I found this interesting.

 

 

Feed: AlastairC
Posted on: Sunday, February 03, 2008 3:12 PM
Author: AlastairC
Subject: Font-based layouts becoming fashionable?

 


Layouts are becoming an issue again. The (browser) landscape is changing, as 
are the fashion in layouts, but not really in unison. Before I continue, I 
should state that my perspective is not one of a visual designer’s, so my 
decisions tend to be weighted towards usability & accessibility.


EM based layouts becoming more popular?


Recently Dan Cederholm <http://www.simplebits.com/about/>  released his new 
layout ‘gridlasticness 
<http://www.simplebits.com/notebook/2008/01/31/gridlasticness.html> ‘, an EM 
based layout that expands with your font-size choice.

I’ve looked at accessible layouts before, and bemoaned the fact that elastic 
layouts are mis-named.
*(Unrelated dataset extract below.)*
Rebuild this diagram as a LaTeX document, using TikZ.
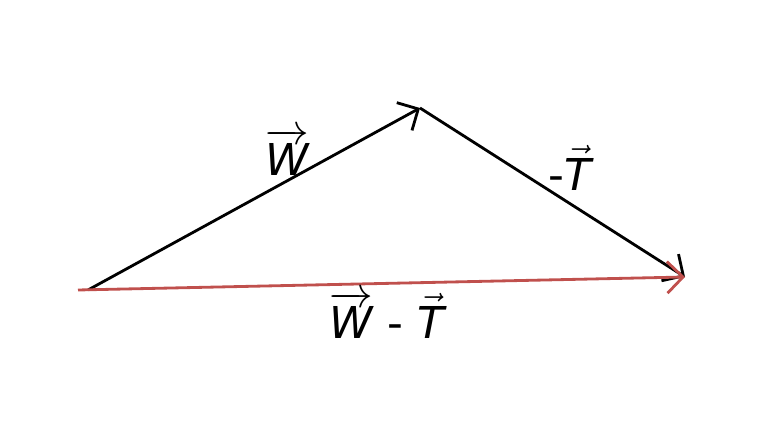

My main point was that font-based layouts will cause 
issues for people with visual impairments. When usability testing with people 
at RNIB centers, a fairly standard setup was an 800 or 1024 width screen, and 
large fonts.

That means lots of horizontal scrolling. In usability testing I’ve seen people 
get really frustrated with horizontal scrolling. Or when they don’t notice the 
scrolling, frustrated with trying to do things that should be easy, and are 
easy if you can see the right side of the screen!

This part of Dan’s post worries me:

Understand that when building an already-wide layout, it’ll get really wide, 
really fast. That’s OK. Wide is the new drop shadow.

If you’re someone that often needs to adjust your font-size, you’d be 
encouraged to tick the “ignore site’s font sizes” setting in IE (or use larger 
sizing in your prefered browser), and you would immediately get substantial 
horizontal scrolling:

Simplebits layout when viewed through Firefox 3’s zoom

I’m not singling out Dan here, font-based layouts are popping up in quite a few 
places, such as the new Odeon site <http://www.odeon.co.uk/> . He just happened 
to draw my attention to it and mention the fashion aspect.

Now, I can understand giving a greater weight towards design aspects, and 
maintaining the grid (although I wouldn’t do the same). However, I find the 
timing curious, as these changes seem likely to be obsolete soon. 


Browser zooming coming of age


Firefox 3 has a full zoom (rather than text-zoom), and you get pretty much the 
same effect as the EM based layout. Except that the browser zoom is often 
better, as (unless it’s a font-based layout), it can try and fit the page to 
the viewport.

In a very little testing, Opera’s version still seems more effective with the 
fit-to-width option enabled, and of course IE7’s trails behind with it’s 
linear-only zoom. (Side prediction: I suspect that IE8’s zoom will be better, 
but not when using IE7’s rendering.)

The bottom line is, that when these browsers are the mainstream, the 
differences between pixel and font-sizing becomes academic. Of course, I still 
find sizing layouts based on the viewport more robust over font or pixels 
methods, but when browser zooming is standard it will be more difficult to 
argue.

Ironically Simplebits 
<http://web.archive.org/web/20060207024826/http:/simplebits.com/>  old design 
using percentages works much better with zooming that fits-to width. What’s the 
big deal with font-based layouts, what have I missed?